Ora, però, qualcosa è cambiato.

Se il clown giallo e rosso da gioioso sta diventando malinconico è perché l’euforia alimentare a cavallo del nuovo millennio si sta disperdendo in una marea di evoluzioni etico-salutiste-concettuali; o semplicemente un’era cambia e può non identificarsi più con un modello fast-oriented. Se da 1955, con il primo store McDonald’s a Des Plaines in Illinois e con la nascita dei rivali e competitor, si è arrivati al boom dei fast-food, adesso la crescita pare stia subendo una lenta frenata. Le vendite dello scorso anno in USA e Canada vedono un calo dello 0,2% per quanto riguarda McDonald’s e dello 0,9% per Burger King.
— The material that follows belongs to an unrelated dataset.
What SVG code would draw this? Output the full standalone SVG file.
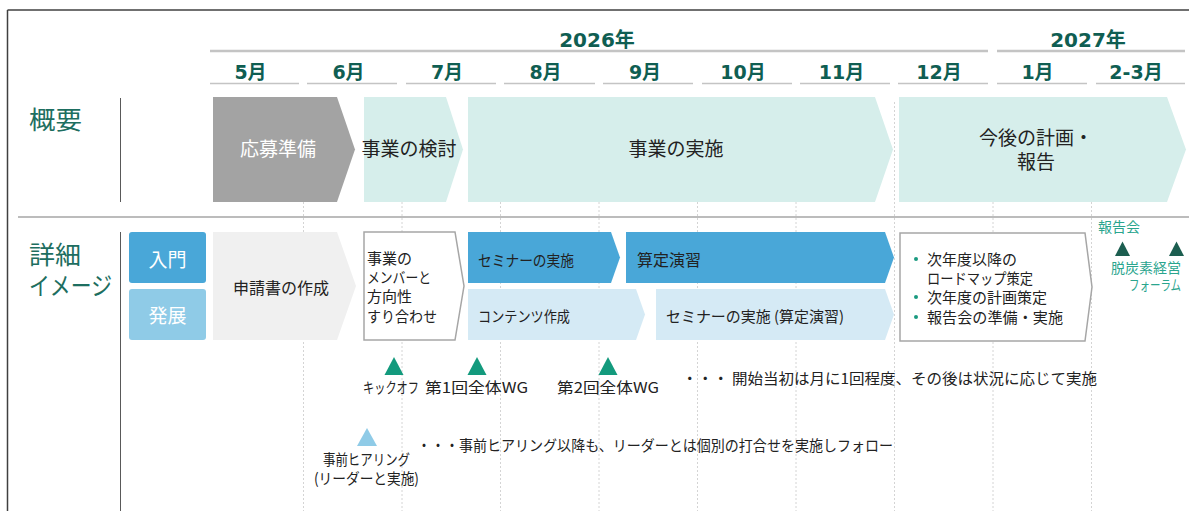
<svg xmlns="http://www.w3.org/2000/svg" width="1189" height="511" viewBox="0 0 1189 511">
<style>
.hdr{font-family:"DejaVu Sans","Noto Sans CJK JP",sans-serif;font-weight:bold;fill:#0f5e52;text-anchor:middle}
.mon{font-size:19px}
.yr{font-size:20px}
.uline{stroke:#c4c4c4;stroke-width:1.5}
.yline{stroke:#c4c4c4;stroke-width:2.5}
.grid{stroke:#d4d4d4;stroke-width:1;stroke-dasharray:2 2}
.sec{font-family:"Noto Sans CJK JP",sans-serif;font-size:25px;fill:#1d6e60}
.jp{font-family:"Noto Sans CJK JP",sans-serif;fill:#222}
.ov{font-size:19px;text-anchor:middle}
.dt{font-size:15px}
.wh{fill:#fff}
.teal{fill:#d6eeeb}
.blue{fill:#49a7d8}
.lblue{fill:#d5eaf5}
.tri{fill:#139a7d}
.tri2{fill:#1c5e50}
.gtxt{font-family:"Noto Sans CJK JP",sans-serif;font-size:14px;fill:#2aa58e}
.bul{fill:#1a9a80}
.box{fill:#fff;stroke:#a6a6a6;stroke-width:1.5}
</style>

<g id="frame">
<line x1="7.5" y1="10" x2="1189" y2="10" stroke="#404040" stroke-width="1.5"/>
<line x1="7.5" y1="10" x2="7.5" y2="511" stroke="#404040" stroke-width="1.5"/>
<line x1="18" y1="217" x2="1189" y2="217" stroke="#a6a6a6" stroke-width="1.5"/>
<line x1="120.5" y1="98" x2="120.5" y2="202" stroke="#595959" stroke-width="1"/>
<line x1="120.5" y1="232" x2="120.5" y2="511" stroke="#595959" stroke-width="1"/>
</g>

<g id="grid">
<line class="grid" x1="303.5" y1="102" x2="303.5" y2="511"/>
<line class="grid" x1="402" y1="102" x2="402" y2="511"/>
<line class="grid" x1="500.5" y1="102" x2="500.5" y2="511"/>
<line class="grid" x1="599" y1="102" x2="599" y2="511"/>
<line class="grid" x1="697.5" y1="102" x2="697.5" y2="511"/>
<line class="grid" x1="796" y1="102" x2="796" y2="511"/>
<line class="grid" x1="894.5" y1="102" x2="894.5" y2="511"/>
<line class="grid" x1="993" y1="102" x2="993" y2="511"/>
<line class="grid" x1="1091.5" y1="102" x2="1091.5" y2="511"/>
</g>

<g id="header">
<line class="yline" x1="210" y1="51" x2="988" y2="51"/>
<line class="yline" x1="997" y1="51" x2="1185" y2="51"/>
<text class="hdr yr" x="597" y="47">2026年</text>
<text class="hdr yr" x="1088" y="47">2027年</text>
<line class="uline" x1="210" y1="83.5" x2="299" y2="83.5"/>
<line class="uline" x1="307" y1="83.5" x2="397" y2="83.5"/>
<line class="uline" x1="406" y1="83.5" x2="496" y2="83.5"/>
<line class="uline" x1="504" y1="83.5" x2="595" y2="83.5"/>
<line class="uline" x1="603" y1="83.5" x2="693" y2="83.5"/>
<line class="uline" x1="702" y1="83.5" x2="792" y2="83.5"/>
<line class="uline" x1="800" y1="83.5" x2="890" y2="83.5"/>
<line class="uline" x1="898" y1="83.5" x2="988" y2="83.5"/>
<line class="uline" x1="997" y1="83.5" x2="1087" y2="83.5"/>
<line class="uline" x1="1096" y1="83.5" x2="1185" y2="83.5"/>
<text class="hdr mon" x="250.5" y="79">5月</text>
<text class="hdr mon" x="348.5" y="79">6月</text>
<text class="hdr mon" x="447" y="79">7月</text>
<text class="hdr mon" x="545.5" y="79">8月</text>
<text class="hdr mon" x="645" y="79">9月</text>
<text class="hdr mon" x="743" y="79">10月</text>
<text class="hdr mon" x="841.5" y="79">11月</text>
<text class="hdr mon" x="939" y="79">12月</text>
<text class="hdr mon" x="1037.5" y="79">1月</text>
<text class="hdr mon" x="1136" y="79">2-3月</text>
</g>

<g id="label-overview"><text class="sec" x="29" y="129" textLength="53" lengthAdjust="spacingAndGlyphs">概要</text></g>
<g id="label-detail">
<text class="sec" x="29" y="264" textLength="52" lengthAdjust="spacingAndGlyphs">詳細</text>
<text class="sec" x="29" y="295" textLength="83" lengthAdjust="spacingAndGlyphs">イメージ</text>
</g>

<g id="ov-prep">
<path d="M213,97 H337 L355,149.5 L337,202 H213 Z" fill="#a3a3a3"/>
<text class="jp ov wh" x="278" y="156">応募準備</text>
</g>
<g id="ov-study">
<path class="teal" d="M364,97 H446 L463,149.5 L446,202 H364 Z"/>
<text class="jp ov" x="409" y="156">事業の検討</text>
</g>
<g id="ov-exec">
<path class="teal" d="M468,97 H875 L893,149.5 L875,202 H468 Z"/>
<text class="jp ov" x="676" y="156">事業の実施</text>
</g>
<g id="ov-plan">
<path class="teal" d="M899,97 H1167 L1186,149.5 L1167,202 H899 Z"/>
<text class="jp ov" x="1036" y="145" font-size="18.5">今後の計画・</text>
<text class="jp ov" x="1036" y="169" font-size="18.5">報告</text>
</g>

<g id="lv-intro">
<rect x="129" y="232" width="77" height="51" rx="3" fill="#49a7d8"/>
<text class="jp wh" x="167.5" y="267" font-size="19" text-anchor="middle">入門</text>
</g>
<g id="lv-adv">
<rect x="129" y="289" width="77" height="51" rx="3" fill="#8fcbe7"/>
<text class="jp wh" x="167.5" y="323" font-size="19" text-anchor="middle">発展</text>
</g>

<g id="dt-apply">
<path d="M213,232 H337 L356,286 L337,340 H213 Z" fill="#f0f0f0"/>
<text class="jp" x="281" y="294" font-size="16" text-anchor="middle">申請書の作成</text>
</g>
<g id="dt-align">
<path class="box" d="M364,232 H455 L464,286 L455,340 H364 Z"/>
<text class="jp dt" x="367" y="264">事業の</text>
<text class="jp dt" x="367" y="283" textLength="64" lengthAdjust="spacingAndGlyphs">メンバーと</text>
<text class="jp dt" x="367" y="302">方向性</text>
<text class="jp dt" x="367" y="322" textLength="70" lengthAdjust="spacingAndGlyphs">すり合わせ</text>
</g>
<g id="dt-seminar">
<path class="blue" d="M468,232 H611 L620,257.5 L611,283 H468 Z"/>
<text class="jp dt" x="478" y="266" textLength="96" lengthAdjust="spacingAndGlyphs">セミナーの実施</text>
</g>
<g id="dt-calc">
<path class="blue" d="M626,232 H885 L894,257.5 L885,283 H626 Z"/>
<text class="jp" x="637" y="266" font-size="16">算定演習</text>
</g>
<g id="dt-content">
<path class="lblue" d="M468,289 H636 L645,314.5 L636,340 H468 Z"/>
<text class="jp dt" x="478" y="322" textLength="92" lengthAdjust="spacingAndGlyphs">コンテンツ作成</text>
</g>
<g id="dt-seminar2">
<path class="lblue" d="M656,289 H885 L894,314.5 L885,340 H656 Z"/>
<text class="jp dt" x="666" y="322" textLength="178" lengthAdjust="spacingAndGlyphs">セミナーの実施 (算定演習)</text>
</g>
<g id="dt-next">
<path class="box" d="M900,233 H1085 L1092,287 L1085,341 H900 Z"/>
<circle class="bul" cx="916" cy="259" r="2"/>
<circle class="bul" cx="916" cy="297" r="2"/>
<circle class="bul" cx="916" cy="317" r="2"/>
<text class="jp dt" x="927" y="265" font-size="15.5">次年度以降の</text>
<text class="jp dt" x="927" y="284" textLength="106" lengthAdjust="spacingAndGlyphs">ロードマップ策定</text>
<text class="jp dt" x="927" y="303" font-size="15.5">次年度の計画策定</text>
<text class="jp dt" x="927" y="323" textLength="136" lengthAdjust="spacingAndGlyphs">報告会の準備・実施</text>
</g>

<g id="ev-report">
<text class="gtxt" x="1098" y="232" font-size="14.5">報告会</text>
<polygon class="tri2" points="1115,256 1122.5,241.5 1130,256"/>
</g>
<g id="ev-forum">
<polygon class="tri2" points="1169,256 1176.5,241.5 1184,256"/>
<text class="gtxt" x="1181" y="273" text-anchor="end" textLength="70" lengthAdjust="spacingAndGlyphs">脱炭素経営</text>
<text class="gtxt" x="1181" y="290" text-anchor="end" textLength="52" lengthAdjust="spacingAndGlyphs">フォーラム</text>
</g>

<g id="ms-kickoff">
<polygon class="tri" points="384.5,375 394,357 403.5,375"/>
<text class="jp dt" x="363" y="393" textLength="56" lengthAdjust="spacingAndGlyphs">キックオフ</text>
</g>
<g id="ms-wg1">
<polygon class="tri" points="467.5,375 477,357 486.5,375"/>
<text class="jp dt" x="425" y="393" textLength="103" lengthAdjust="spacingAndGlyphs">第1回全体WG</text>
</g>
<g id="ms-wg2">
<polygon class="tri" points="598.5,375 608,357 617.5,375"/>
<text class="jp dt" x="557" y="393" textLength="102" lengthAdjust="spacingAndGlyphs">第2回全体WG</text>
</g>
<g id="ms-note1">
<text class="jp dt" x="682" y="384" textLength="415" lengthAdjust="spacingAndGlyphs">・・・ 開始当初は月に1回程度、その後は状況に応じて実施</text>
</g>
<g id="ms-hearing">
<polygon points="357,446 367,428 377,446" fill="#8fcbe7"/>
<text class="jp dt" x="366.5" y="465" text-anchor="middle" textLength="87" lengthAdjust="spacingAndGlyphs">事前ヒアリング</text>
<text class="jp dt" x="366.5" y="484" text-anchor="middle" textLength="105" lengthAdjust="spacingAndGlyphs">(リーダーと実施)</text>
</g>
<g id="ms-note2">
<text class="jp dt" x="417" y="451" textLength="476" lengthAdjust="spacingAndGlyphs">・・・事前ヒアリング以降も、リーダーとは個別の打合せを実施しフォロー</text>
</g>

<g id="connectors"></g>
</svg>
Una triste battuta d’arresto per chi ha fatto del whopper o del Big Mac dei simboli pop di una cultura improntata su un forte immaginario. La crescita globale, includendo i nuovi store, è dell’1,1% (rispetto a un 4% attestato nel 2012), quindi a due velocità. Gli analisti parlano di mercato saturo per gli USA, e l’assenza di nuove nicchie da scoprire e da cui provare a riguadagnare mercato. L’evoluzione delle catene appare vincente nell’esternalizzare ai franchising. Il paradosso dei dati mostra che gli store extra-USA funzionano bene e sono in grado di aiutare la madrepatria. Ci sono degli studi che hanno provato a tracciare una “linea etnica” di demarcazione dei consumi, e per fattori geolocalizzati ci sono aree più inclini, in questo momento, alla cultura dei fast-food rispetto ad altre; McDonald’s ha adottato la strategia “Leading with Ethnic Insights” per avere spunti da cui individuare dove la crescita accelera.
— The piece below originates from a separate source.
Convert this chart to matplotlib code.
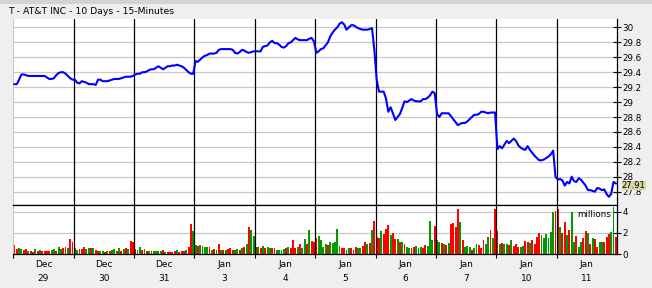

Alcuni analisti di Wall Street sostengono che, adesso che in USA i fast-food hanno raggiunto il top, possono solo naturalmente seguire il corso del declino e affidarsi al loro status “globale” per recuperare terreno altrove, mentre cresce sempre di più la generazione di chi cerca cene culturalmente diverse: sane, biologiche, di sicura provenienza e dai menu sempre più personalizzati. Il futuro di McDonald’s, Burger King e YUM sarebbe riposto in Cina, Brasile, nei paesi emergenti che, se nel 1994 rappresentavano la metà del fatturato, ora raggiungono i 2/3 pieni. Si è rivelato fallimentare anche il tentativo dei fast-food di incrociare i neo-consumatori salutisti riempendo i propri menu di insalate, sandwich e cibi poco calorici: non ha senso, secondo gli analisti, perché chi va da McDonald’s cerca un hamburger e patatine fritte, proprio per i simboli che il brand porta con sé.

Per questa ragione lo scorso anno il CEO di McDonald’s Don Thompson ha riconosciuto che le Caesar salad non vendevano bene e sarebbe stato meglio eliminarle dai menu; lo stesso ha fatto Burger King con le patatine con poche calorie. L’immagine del clown triste può riassumere la macro-tendenza dei fast-food su scala discendente: tra i continui scioperi dei dipendenti, scontenti dei salari, e la concentrazione di vendite nei paesi emergenti che stanno superando il successo negli USA, McDonald’s e gli altri appaiono come il malinconico scampolo di un modello culturale che sta per essere sorpassato.